Sidang Terbunuhnya Santri Ponpes Al-Hanifiyyah, JPU Tuntut 15 Tahun Penjara
KABUPATEN KEDIRI (Beritakeadilan, Jawa Timur)– Sidang tuntutan pidana penganiayaan santri Ponpes Al-Hanifiyyah, bernama Bintang Balqis yang meninggal akibat penganiayaan teman-temannya digelar di Pengadilan Negeri (PN) Kabupaten Kediri, Selasa (7/8/2024)
Kedua terdakwa, MN (18) asal Sidoarjo dan MA (18) asal Nganjuk, dituntut dengan hukuman penjara masing masing 15 tahun.
Jaksa Penuntut Umum (JPU), Nanda Yoga Rohmana, S.H., M.H. dan Niluh Ayu SP., S.H., telah membacakan tuntutan pidana terhadap terdakwa M. Aisy Afifudin dan Muhammad Nasril Ilham yang telah melanggar Pasal 80 ayat (3) Juncto Pasal 76C Undang-Undang RI Nomor 35 Tahun 2014 Tentang Perubahan Atas Undang-Undang Nomor 23 Tahun 2002 Tentang Perlindungan Anak.
“Menjatuhkan Pidana penjara masing-masing selama 15 Tahun dan membayar denda masing-masing sebesar Rp 1.000.000.000,- (satu milyar rupiah) jika tidak dibayar diganti dengan pidana 6 (enam) bulan kurungan, serta
"Membayar restitusi kepada keluarga (orang tua) korban Bintang Balqis sebesar Rp 213.678.000,- (dua ratus tiga belas juta enam ratus tujuh puluh delapan ribu rupiah) masing-masing membayar Rp 106.839.000,- (seratus enam juta delapan ratus tiga puluh sembilan ribu rupiah), jika tidak dibayar diganti dengan pidana penjara 1 (satu) tahun," terang Niluh ketika membaca tuntutan.
Ditempat yang sama Ali Wasi’in, Penasehat Hukum (PH) dua terdakwa mengaku akan melakukan pembelaan atas tuntutan jaksa ini.
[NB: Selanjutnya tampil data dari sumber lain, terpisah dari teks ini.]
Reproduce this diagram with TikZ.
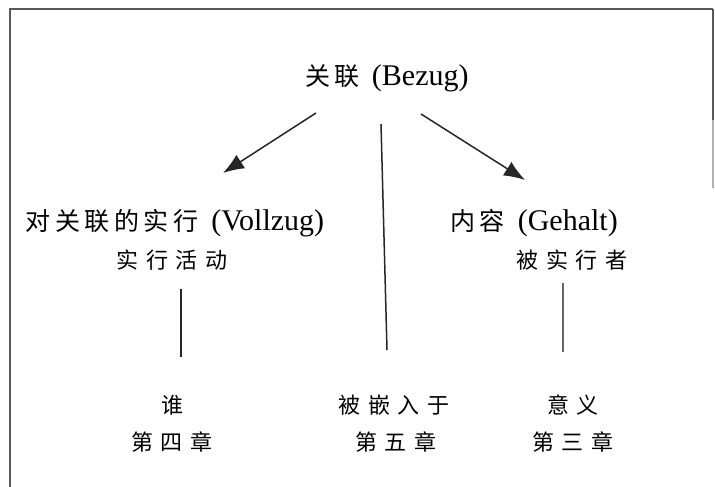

Terkait dengan tuntutan 15 tahun dari JPU, menurut Ali masih memberatkan bagi terdakwa, sebab masih di bawah umur.
“Kita sebagai kuasa hukum, mereka ini masih anak-anak yang mempunyai masa depan panjang. Kita akan lakukan pembelaan secara maksimal,” kata Ali.
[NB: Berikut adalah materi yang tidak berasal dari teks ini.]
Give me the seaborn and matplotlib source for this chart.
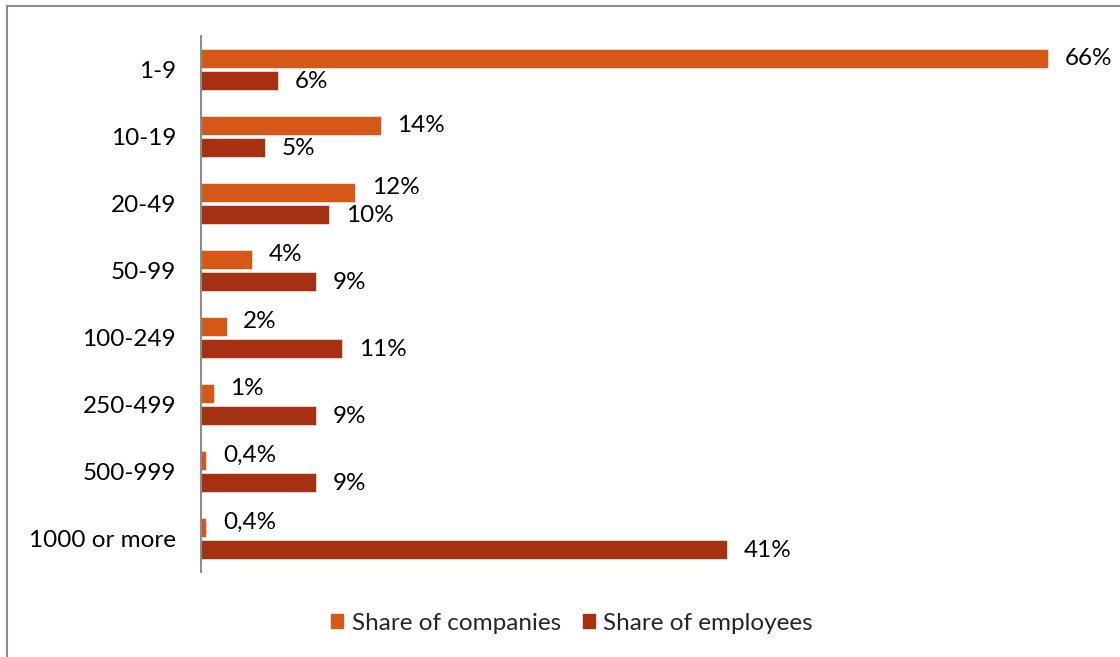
import matplotlib
matplotlib.use("Agg")
import matplotlib.pyplot as plt
from matplotlib.patches import Rectangle
import seaborn as sns
import pandas as pd

# Company size classes (number of employees)
size_classes = ["1-9", "10-19", "20-49", "50-99", "100-249", "250-499", "500-999", "1000 or more"]
share_companies = [66, 14, 12, 4, 2, 1, 0.4, 0.4]
share_employees = [6, 5, 10, 9, 11, 9, 9, 41]
companies_labels = ["66%", "14%", "12%", "4%", "2%", "1%", "0,4%", "0,4%"]
employees_labels = ["6%", "5%", "10%", "9%", "11%", "9%", "9%", "41%"]
series_names = ["Share of companies", "Share of employees"]
palette = ["#D55819", "#A53012"]

df = pd.DataFrame({
    "size": size_classes * 2,
    "share": share_companies + share_employees,
    "series": [series_names[0]] * len(size_classes) + [series_names[1]] * len(size_classes),
})

sns.set_theme(style="white")
plt.rcParams["font.family"] = ["Lato", "DejaVu Sans"]
FS = 17.5

W, H = 1120, 657
fig = plt.figure(figsize=(W / 100, H / 100), dpi=100)
ax = fig.add_axes([201 / W, (H - 572) / H, (1099 - 201) / W, (572 - 36) / H])

sns.barplot(data=df, y="size", x="share", hue="series", order=size_classes,
            hue_order=series_names, palette=palette, orient="h",
            width=0.66, gap=0.18, saturation=1, edgecolor="white", linewidth=0.4,
            legend=False, ax=ax)

ax.set_xlim(0, 70)
ax.set_ylim(len(size_classes) - 0.5, -0.5)
ax.set_xlabel("")
ax.set_ylabel("")
ax.set_xticks([])
ax.tick_params(axis="y", length=0, pad=18, labelsize=FS, labelcolor="black")
for side in ["top", "right", "bottom"]:
    ax.spines[side].set_visible(False)
ax.spines["left"].set_color("#8C8C8C")
ax.spines["left"].set_linewidth(1.5)

# Value labels at the bar ends; a company label is lifted a little when
# the employee label underneath would otherwise crowd it
comp_bars, emp_bars = ax.containers[0], ax.containers[1]
for i, (bar, text) in enumerate(zip(comp_bars, companies_labels)):
    x = bar.get_x() + bar.get_width()
    y = bar.get_y() + bar.get_height() / 2
    dy = 3.8 if share_companies[i] < share_employees[i] + 4 else 0
    ax.annotate(text, (x, y), xytext=(12, dy), textcoords="offset points",
                ha="left", va="center", fontsize=FS, color="black")
for bar, text in zip(emp_bars, employees_labels):
    x = bar.get_x() + bar.get_width()
    y = bar.get_y() + bar.get_height() / 2
    ax.annotate(text, (x, y), xytext=(12, -0.5), textcoords="offset points",
                ha="left", va="center", fontsize=FS, color="black")

# Legend below the plot
handles = [Rectangle((0, 0), 1, 1, color=c) for c in palette]
fig.legend(handles, series_names, loc="center", bbox_to_anchor=(572 / W, 1 - 623 / H),
           ncol=2, frameon=False, fontsize=FS, handlelength=0.5, handleheight=0.5,
           handletextpad=0.35, columnspacing=0.9)

# Outer frame (top and left edges)
fig.add_artist(plt.Line2D([7 / W, 7 / W], [0, 1 - 6 / H], color="#8C8C8C", lw=1.5))
fig.add_artist(plt.Line2D([7 / W, 1], [1 - 6 / H, 1 - 6 / H], color="#8C8C8C", lw=1.5))

fig.savefig("out.png", dpi=100, facecolor="white")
Suyanti, Ibu Bintang Balgis yang hadir dipersidangan tidak terima dua terdakwa hanya dituntut 15 tahun penjara.
“Harus di hukum seumur hidup atau mati patut diberikan kepada mereka, karena sudah menghilangkan nyawa anak saya, dan untuk pembelajaran selanjut (efek jera-red),” ujar Suyanti sambil menangis.
Sebelumnya Aliansi Kediri Bersatu (AKB) melakukan diskusi kepada pihak majelis Hakim.
Humasnya PN Kabupaten Kediri, Dwiyantoro menyatakan, mereka hanya mengawal perkara atas nama terdakwa, intinya karena ada tanya ada isu-isu yang enggak sedap agar pengadilan tetap dan teladan, "Pak ketua tadi juga menyampaikan kepada Aliansi itu," jelas Dwiyantoro.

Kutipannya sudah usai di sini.